Economy Grew Less Than Thought As 2013 Came To A Close : The Two-Way Consumer spending wasn't as strong in the fourth quarter as first estimated. So, it's now thought that GDP grew at a 2.4 percent annual rate, not the earlier estimate of 3.2 percent.

Economy Grew Less Than Thought As 2013 Came To A Close

The U.S. economy grew at a 2.4 percent annual rate in fourth-quarter 2013, the Bureau of Economic Analysis said Friday, as it significantly cut its estimate of how much gross domestic product grew during the last three months of the year.

When the bureau issued his initial estimate for growth in the quarter, it said GDP had expanded at a 3.2 percent annual rate.

According to Bloomberg News, "smaller gains in consumer spending, inventories and exports weighed on an economy already slowed by the 16-day partial shutdown of federal agencies in October and weaker government spending."
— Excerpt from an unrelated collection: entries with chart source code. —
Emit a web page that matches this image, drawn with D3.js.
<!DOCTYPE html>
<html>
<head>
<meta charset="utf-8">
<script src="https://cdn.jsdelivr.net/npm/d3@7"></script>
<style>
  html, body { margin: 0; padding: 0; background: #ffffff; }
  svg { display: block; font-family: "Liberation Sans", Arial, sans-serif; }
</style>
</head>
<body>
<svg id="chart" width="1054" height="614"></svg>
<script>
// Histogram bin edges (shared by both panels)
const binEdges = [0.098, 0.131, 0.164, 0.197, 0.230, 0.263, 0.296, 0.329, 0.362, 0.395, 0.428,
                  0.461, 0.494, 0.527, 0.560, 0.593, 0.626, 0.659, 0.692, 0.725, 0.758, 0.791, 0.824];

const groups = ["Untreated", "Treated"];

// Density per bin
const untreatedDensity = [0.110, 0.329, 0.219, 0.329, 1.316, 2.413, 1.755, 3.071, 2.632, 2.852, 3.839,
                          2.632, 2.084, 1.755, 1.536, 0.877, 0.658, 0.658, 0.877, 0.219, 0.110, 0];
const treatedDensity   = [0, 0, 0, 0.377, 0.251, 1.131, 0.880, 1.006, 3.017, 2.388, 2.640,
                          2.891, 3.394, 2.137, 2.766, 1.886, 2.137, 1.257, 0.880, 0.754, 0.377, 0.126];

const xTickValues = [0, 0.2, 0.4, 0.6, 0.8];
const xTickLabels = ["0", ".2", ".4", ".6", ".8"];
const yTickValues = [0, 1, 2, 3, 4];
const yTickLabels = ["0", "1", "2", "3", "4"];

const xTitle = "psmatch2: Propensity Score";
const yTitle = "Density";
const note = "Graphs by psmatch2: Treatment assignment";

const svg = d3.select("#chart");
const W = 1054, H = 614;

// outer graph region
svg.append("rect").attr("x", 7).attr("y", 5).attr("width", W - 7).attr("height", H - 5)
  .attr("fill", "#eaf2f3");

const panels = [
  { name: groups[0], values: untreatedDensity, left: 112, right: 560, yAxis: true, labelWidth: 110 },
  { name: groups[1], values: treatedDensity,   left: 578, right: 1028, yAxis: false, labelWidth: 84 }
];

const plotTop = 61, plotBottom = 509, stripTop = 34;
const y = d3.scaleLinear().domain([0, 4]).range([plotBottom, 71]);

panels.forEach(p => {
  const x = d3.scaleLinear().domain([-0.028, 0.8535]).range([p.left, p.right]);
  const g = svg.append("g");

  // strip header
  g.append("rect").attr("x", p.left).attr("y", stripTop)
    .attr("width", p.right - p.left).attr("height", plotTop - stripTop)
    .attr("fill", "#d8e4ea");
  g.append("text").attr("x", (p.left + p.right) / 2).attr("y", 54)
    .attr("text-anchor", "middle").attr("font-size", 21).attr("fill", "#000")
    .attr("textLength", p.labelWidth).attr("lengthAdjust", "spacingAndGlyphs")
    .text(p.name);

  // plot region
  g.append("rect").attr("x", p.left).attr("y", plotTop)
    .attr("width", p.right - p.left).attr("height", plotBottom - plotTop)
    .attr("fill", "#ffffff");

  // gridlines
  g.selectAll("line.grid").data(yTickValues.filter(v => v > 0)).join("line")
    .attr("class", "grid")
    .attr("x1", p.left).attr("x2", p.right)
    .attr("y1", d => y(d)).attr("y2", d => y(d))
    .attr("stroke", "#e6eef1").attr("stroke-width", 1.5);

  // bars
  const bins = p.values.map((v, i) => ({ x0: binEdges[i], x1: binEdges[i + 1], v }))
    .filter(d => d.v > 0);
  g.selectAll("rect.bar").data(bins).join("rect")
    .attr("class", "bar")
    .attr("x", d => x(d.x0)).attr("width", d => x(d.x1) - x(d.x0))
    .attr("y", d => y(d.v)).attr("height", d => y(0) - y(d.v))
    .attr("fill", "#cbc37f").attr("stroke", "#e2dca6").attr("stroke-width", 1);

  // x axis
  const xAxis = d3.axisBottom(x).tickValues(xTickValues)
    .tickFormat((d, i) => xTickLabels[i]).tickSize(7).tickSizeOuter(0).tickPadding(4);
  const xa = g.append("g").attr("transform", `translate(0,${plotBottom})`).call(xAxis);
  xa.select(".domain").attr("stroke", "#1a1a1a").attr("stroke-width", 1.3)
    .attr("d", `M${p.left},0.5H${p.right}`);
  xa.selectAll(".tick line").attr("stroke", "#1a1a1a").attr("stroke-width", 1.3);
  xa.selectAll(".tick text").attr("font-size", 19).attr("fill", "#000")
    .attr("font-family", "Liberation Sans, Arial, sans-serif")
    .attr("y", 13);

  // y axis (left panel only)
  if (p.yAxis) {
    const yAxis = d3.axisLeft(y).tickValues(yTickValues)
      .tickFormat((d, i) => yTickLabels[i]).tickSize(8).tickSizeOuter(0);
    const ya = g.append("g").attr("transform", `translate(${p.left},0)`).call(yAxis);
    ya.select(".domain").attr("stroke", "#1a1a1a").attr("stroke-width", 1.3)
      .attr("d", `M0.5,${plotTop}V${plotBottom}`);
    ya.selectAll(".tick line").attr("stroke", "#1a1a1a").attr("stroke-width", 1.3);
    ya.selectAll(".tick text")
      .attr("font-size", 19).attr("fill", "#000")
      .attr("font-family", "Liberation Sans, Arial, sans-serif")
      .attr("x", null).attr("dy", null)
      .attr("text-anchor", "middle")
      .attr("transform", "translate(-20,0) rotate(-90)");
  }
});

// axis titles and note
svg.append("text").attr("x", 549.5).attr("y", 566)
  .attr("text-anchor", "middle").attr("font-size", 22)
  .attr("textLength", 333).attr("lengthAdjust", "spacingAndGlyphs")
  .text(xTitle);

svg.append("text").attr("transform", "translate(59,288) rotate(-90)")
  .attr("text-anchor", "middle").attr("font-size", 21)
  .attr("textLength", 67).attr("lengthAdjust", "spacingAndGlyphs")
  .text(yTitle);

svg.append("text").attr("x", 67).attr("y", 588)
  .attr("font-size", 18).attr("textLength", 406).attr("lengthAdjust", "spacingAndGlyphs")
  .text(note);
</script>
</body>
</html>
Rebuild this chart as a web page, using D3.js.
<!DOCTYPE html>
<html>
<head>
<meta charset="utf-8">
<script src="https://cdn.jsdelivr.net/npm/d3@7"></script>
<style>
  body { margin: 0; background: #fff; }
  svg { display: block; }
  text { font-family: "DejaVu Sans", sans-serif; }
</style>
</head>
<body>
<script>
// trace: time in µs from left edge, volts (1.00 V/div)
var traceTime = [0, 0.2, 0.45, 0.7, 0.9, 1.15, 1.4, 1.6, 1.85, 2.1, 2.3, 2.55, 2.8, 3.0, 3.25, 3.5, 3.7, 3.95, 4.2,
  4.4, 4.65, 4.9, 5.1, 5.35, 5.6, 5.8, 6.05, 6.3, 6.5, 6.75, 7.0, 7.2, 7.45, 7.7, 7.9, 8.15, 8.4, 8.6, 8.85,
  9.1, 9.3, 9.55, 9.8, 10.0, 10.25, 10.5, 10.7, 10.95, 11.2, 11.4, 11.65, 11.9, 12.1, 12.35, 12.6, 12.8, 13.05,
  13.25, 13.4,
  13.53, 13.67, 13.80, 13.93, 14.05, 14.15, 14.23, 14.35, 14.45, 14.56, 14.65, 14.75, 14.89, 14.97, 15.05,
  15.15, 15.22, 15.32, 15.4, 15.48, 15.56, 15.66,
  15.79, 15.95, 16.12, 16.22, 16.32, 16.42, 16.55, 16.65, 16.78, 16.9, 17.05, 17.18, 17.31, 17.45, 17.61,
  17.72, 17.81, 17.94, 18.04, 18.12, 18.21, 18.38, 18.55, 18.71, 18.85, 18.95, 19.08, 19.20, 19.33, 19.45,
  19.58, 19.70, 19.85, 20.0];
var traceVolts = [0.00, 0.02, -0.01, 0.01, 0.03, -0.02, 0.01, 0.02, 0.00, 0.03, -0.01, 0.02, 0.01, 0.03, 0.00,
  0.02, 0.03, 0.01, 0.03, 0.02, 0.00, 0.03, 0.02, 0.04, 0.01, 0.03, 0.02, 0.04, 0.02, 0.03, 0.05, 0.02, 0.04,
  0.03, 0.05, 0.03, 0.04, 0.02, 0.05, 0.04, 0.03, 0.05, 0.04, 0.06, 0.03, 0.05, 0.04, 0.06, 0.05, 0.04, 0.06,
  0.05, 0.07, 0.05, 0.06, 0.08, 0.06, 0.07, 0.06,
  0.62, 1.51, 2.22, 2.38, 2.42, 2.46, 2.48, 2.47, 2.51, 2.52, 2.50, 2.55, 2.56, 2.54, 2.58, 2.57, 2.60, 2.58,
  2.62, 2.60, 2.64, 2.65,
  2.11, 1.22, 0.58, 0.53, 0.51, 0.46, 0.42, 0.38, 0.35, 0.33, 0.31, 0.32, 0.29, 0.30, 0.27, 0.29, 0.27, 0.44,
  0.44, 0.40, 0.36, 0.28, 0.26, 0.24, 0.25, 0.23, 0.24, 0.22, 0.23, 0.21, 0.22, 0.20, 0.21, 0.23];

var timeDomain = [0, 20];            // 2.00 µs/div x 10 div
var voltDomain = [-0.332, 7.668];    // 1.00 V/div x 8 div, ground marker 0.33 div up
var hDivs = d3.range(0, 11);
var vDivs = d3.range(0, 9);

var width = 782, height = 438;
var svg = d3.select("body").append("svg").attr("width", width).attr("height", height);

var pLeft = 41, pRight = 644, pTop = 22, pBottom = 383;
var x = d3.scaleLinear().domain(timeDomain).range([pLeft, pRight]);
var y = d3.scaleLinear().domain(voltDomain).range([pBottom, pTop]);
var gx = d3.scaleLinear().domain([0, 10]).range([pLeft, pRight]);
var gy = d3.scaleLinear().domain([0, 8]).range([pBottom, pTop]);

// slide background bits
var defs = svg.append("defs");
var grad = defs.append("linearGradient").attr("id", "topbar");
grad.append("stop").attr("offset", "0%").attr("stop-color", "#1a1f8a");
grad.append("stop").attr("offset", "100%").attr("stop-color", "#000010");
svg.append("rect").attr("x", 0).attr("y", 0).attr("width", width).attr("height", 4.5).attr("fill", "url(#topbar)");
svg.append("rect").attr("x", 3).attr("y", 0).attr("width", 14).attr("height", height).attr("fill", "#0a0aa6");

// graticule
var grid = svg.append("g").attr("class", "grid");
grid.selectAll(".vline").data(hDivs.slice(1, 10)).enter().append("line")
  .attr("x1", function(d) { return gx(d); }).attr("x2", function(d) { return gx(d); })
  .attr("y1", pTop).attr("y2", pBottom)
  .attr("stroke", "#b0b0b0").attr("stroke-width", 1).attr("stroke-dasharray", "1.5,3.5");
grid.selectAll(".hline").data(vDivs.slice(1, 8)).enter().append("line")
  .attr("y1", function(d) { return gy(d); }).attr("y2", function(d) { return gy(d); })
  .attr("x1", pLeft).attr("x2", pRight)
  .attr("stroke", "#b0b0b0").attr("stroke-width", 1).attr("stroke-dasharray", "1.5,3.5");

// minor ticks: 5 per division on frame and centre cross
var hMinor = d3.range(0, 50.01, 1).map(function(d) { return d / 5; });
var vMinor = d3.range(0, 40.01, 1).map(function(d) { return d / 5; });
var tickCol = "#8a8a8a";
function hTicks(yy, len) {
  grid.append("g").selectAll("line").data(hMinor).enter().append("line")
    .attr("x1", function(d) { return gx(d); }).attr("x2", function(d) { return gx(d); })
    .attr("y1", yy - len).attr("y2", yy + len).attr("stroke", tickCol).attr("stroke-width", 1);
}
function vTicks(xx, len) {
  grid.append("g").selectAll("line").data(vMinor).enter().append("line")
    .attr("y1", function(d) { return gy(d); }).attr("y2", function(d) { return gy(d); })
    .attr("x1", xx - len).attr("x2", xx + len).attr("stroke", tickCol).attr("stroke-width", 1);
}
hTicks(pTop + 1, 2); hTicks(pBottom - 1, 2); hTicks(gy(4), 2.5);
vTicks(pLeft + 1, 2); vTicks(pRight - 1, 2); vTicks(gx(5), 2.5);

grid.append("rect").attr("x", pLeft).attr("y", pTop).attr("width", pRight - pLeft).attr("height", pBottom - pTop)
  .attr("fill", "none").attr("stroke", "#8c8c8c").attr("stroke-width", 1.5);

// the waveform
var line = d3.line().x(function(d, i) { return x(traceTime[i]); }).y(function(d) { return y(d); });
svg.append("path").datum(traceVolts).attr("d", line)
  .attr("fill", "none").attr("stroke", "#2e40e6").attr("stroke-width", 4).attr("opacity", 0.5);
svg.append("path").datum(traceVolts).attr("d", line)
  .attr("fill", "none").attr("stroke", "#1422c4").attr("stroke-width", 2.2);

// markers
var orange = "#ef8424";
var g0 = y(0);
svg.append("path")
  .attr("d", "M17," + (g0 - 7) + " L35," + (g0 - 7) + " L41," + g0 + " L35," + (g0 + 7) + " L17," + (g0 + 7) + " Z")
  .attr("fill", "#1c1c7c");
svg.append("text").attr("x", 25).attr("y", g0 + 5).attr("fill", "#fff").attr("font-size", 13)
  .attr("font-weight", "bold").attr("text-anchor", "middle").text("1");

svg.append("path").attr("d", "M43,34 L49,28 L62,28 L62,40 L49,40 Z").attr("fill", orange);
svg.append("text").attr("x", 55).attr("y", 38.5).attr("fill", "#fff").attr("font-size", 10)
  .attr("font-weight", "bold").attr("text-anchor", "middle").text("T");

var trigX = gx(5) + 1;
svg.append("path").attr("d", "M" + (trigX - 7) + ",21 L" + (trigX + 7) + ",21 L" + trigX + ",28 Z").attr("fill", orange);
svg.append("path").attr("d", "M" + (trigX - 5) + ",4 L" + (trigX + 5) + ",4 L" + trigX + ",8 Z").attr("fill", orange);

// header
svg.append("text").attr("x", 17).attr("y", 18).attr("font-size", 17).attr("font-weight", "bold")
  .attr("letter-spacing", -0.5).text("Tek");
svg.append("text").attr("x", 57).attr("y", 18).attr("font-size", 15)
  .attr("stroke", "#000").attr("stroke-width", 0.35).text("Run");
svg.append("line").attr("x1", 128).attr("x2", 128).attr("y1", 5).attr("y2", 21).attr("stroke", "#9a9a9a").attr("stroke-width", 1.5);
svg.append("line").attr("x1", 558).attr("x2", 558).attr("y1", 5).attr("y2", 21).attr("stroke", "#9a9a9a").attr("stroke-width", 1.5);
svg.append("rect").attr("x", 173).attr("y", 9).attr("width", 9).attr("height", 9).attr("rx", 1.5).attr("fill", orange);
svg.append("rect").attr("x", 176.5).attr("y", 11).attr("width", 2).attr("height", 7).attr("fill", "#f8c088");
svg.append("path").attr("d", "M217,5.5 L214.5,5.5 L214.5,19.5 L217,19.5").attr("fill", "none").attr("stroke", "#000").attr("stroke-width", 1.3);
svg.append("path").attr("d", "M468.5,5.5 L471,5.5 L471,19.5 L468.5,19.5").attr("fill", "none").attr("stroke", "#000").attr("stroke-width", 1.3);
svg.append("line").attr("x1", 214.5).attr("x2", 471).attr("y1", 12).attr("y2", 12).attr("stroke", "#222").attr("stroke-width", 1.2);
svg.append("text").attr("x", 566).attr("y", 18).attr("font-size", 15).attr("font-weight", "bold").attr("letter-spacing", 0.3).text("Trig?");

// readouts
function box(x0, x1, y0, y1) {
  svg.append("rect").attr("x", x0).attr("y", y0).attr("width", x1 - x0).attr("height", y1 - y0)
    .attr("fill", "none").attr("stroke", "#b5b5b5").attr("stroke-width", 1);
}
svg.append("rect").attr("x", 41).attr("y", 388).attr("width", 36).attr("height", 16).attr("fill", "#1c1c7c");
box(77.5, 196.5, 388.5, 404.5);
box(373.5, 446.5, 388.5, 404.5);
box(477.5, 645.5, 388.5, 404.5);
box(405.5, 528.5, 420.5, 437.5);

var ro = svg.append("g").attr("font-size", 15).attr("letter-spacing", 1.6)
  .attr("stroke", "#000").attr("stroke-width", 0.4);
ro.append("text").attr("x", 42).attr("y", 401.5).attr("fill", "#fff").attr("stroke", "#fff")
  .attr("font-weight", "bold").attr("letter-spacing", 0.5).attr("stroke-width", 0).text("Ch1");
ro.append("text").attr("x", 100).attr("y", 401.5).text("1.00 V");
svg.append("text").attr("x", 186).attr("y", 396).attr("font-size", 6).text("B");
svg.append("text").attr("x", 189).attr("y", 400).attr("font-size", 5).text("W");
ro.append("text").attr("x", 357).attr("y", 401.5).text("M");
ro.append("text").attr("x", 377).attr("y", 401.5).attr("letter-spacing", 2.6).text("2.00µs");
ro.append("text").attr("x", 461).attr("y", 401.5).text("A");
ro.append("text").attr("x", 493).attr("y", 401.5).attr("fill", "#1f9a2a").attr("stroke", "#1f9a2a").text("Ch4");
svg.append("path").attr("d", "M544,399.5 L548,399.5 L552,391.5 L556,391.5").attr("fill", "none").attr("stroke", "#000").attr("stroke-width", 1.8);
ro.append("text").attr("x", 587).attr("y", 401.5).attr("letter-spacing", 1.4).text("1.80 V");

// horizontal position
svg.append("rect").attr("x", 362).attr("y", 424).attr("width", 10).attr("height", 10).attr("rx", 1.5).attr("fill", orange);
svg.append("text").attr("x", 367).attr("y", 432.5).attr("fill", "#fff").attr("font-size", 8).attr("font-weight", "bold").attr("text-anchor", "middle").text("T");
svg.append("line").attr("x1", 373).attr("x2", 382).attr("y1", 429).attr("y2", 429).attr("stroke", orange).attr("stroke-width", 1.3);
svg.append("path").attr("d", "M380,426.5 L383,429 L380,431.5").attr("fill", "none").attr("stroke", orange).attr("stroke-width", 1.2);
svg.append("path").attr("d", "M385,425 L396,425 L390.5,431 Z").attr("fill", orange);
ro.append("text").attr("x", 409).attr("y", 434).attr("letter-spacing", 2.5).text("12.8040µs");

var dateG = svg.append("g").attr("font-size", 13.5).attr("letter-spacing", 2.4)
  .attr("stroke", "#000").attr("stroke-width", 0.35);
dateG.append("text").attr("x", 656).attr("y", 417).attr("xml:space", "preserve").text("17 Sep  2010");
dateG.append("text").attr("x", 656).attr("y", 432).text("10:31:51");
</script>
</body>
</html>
Reuters says "consumer spending and exports were less robust than initially thought, leaving the economy on a more sustainable path of modest expansion. ... Consumer spending accounted for a large chunk of the revision after retail sales in November and December came in weaker than assumed. Consumer spending was cut to a 2.6 percent rate, still the fastest pace since the first quarter of 2012. It had previously been reported to have grown at a 3.3 percent pace."

With the revision, the bureau now says that GDP grew 2.5 percent from the end of 2012 through the end of 2013. That's up from the 2 percent growth each of the previous two years.

Update at 10:30 a.m. ET. Things Should Heat Up.

NPR's Marilyn Geewax sends us this analysis and look ahead:

On Christmas Eve, did you end up putting fewer gifts under the tree than you had originally planned?

If so, then you are the culprit.

Your penny-pinching decisions — along with disruptive snow storms — reduced consumer spending. As a result, the Bureau of Economic Analysis on Friday lowered its estimate of economic growth for the period covering October, November and December.

Economists, who spent Friday morning poring over the BEA report, are saying snow-storm-weary consumers pulled back on their holiday spending during those months. The downward revision was "largely traceable to slow retail sales growth during the end of 2013," IHS Global Insight chief U.S. economist Doug Handler wrote in his analysis.

Even though it's still crazy cold in much of the country, most economists are saying growth will heat up a bit in this new year. The GDP is growing at an annual rate of about 2.5 percent now even "with the weather weighing on sales of consumer durable goods, especially cars, and construction," PNC chief economist Stuart Hoffman said in his assessment.

For all of 2014, Hoffman sees growth of about 2.9 percent — a decent rate of expansion, but not great.

Update at 9:40 a.m. ET. What's It Mean For Fed Policy?

James Knightley, an economist at ING Bank in London, tells The Financial Times that:

"Unfortunately, it looks as though first-quarter GDP growth is going to be soft too given the damaging impact from bad weather.

"However, the Federal Reserve appears prepared for this and expect it to be merely a temporary effect. As such we look for the Fed to continue with the tapering of their [bond-buying] program at the March FOMC meeting."